At only 26, Anna Kendrick has already been nominated for both a Tony and an Oscar. So it’s no wonder that after “Up in the Air,” the actress has been inundated with scripts. But the one she chose to accept—in addition to completing her role as Jessica Stanley in the “Twilight” series—was “50/50,” in which she plays a nervous young therapist counseling Adam (Joseph Gordon-Levitt), a twenty-seven year old diagnosed with a potentially fatal spine tumor. Like the downsizing specialist in “Air,” the character is a professional beginning her career, but as Kendrick explained during a recent Dallas interview, she’s rather different.

“I guess I would say that they’re similar only in that they’re both young professionals,” Kendrick said. “Natalie, in ‘Up in the Air,’ is efficient and proud and ambitious and she thinks she’s a genius. Katharine, I think, knows that it’s going badly and suspects that everybody else knows. Her drive doesn’t come from ambition, her drive comes from a genuine desire to help people, and she’s so excited about helping people that she’s not doing it.

“What attracted me to her was the idea that she’s the opposite side of the coin. She’s starting out at something, but she’s terrified that she doesn’t know what she’s doing. That vulnerability is so on the surface.”

Kendrick could understand the character because she had experienced a similar reaction to her success as an actress—“that suspicion that everybody knows you don’t belong. I think I was putting a lot of what I was going through into this movie because I felt like I didn’t belong on these red carpet, I didn’t have any business at these parties, pretending to be a movie star. So when I read this, I certainly could relate. I was really excited to have this as my personal therapy.”

Kendrick added, though, that while the therapist she plays isn’t terribly effective at her job, she doesn’t intend that to reflect on the entire profession. “I’ve always had a positive view of talk therapy,” she said, “never a negative view of that. I don’t want to do a disservice to an entire profession, but at the same time, this character is new and inexperienced, and young, and she’s not very good at her job. So I hope that people realize that’s not indicative of an entire group of people.

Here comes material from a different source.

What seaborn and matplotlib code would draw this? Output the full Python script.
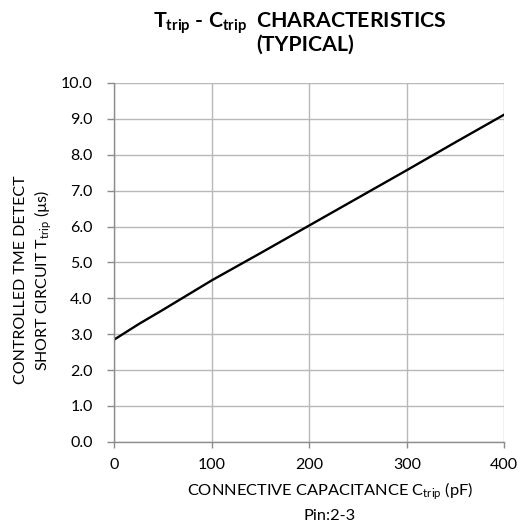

“The woman [counselor] that I met with, who was helping me, basically just talked to me about the mistakes she made when she was starting. And I tried to put all of that into Katherine—she’s making all those kinds of mistakes.

“I’d imagined that her [first] two patients were older and just wanted someone to talk to. This is the first person to come in and really challenge her, to say ‘That’s really a cliché,’ or ‘That’s not helping me.’ To really call her out. She really finds that to be a challenge, and when she’s challenged is really when she’s at her worst, when she retreats into her textbook and says all the wrong things when trying too hard to say the right ones.”

In time, however, Katherine and Adam find they have a good deal in common. “I think they connect when…she sort of forgets that it’s a patient-therapist relationship,” Kendrick said, “which to me says that she has good instincts and will be a good therapist. I think that moment is really important when she says, ‘I’m just trying the best I can.’ I think we all feel that way but are just too embarrassed to admit it.”

The chemistry between Kendrick and Gordon-Levitt onscreen is particularly noteworthy because they met only twenty minutes before filming one of their most important scenes together—the one she pointed to as the turning-point in their relationship. And it worked out remarkably well. “I didn’t know if Joe really found me that charming or he was such a good actor,” she said, adding with a self-deprecatory laugh that she thought it was “the latter—he’s just so good.”

How did Kendrick choose to do “50/50” of all the scripts she was offered after “Up in the Air”? “To me the most exciting thing in the world is when somebody says something that’s more honest than I would have been brave enough to say,” she replied. “You don’t always find that. But I think the honesty in this script is what attracted me to it. I wish there were a science to picking movies, and to acting. But if there was, anybody could do it. We’re all just trying to figure it out.

“A comedy about cancer—if this had gone badly, it would have been spectacularly bad. I just didn’t know how funny it was going to be and how much heart it was going to have. On the page I thought it was fantastic, but you can never really get a sense of the big cathartic moments and if they’re going to work. [Now] I’m really proud of this movie and I feel really lucky that it all worked out because can go in with the best intentions—we all do, no one sets out to make a bad movie—but sometimes it just gets away from you. You just try the best you can and leave a lot of it to luck.”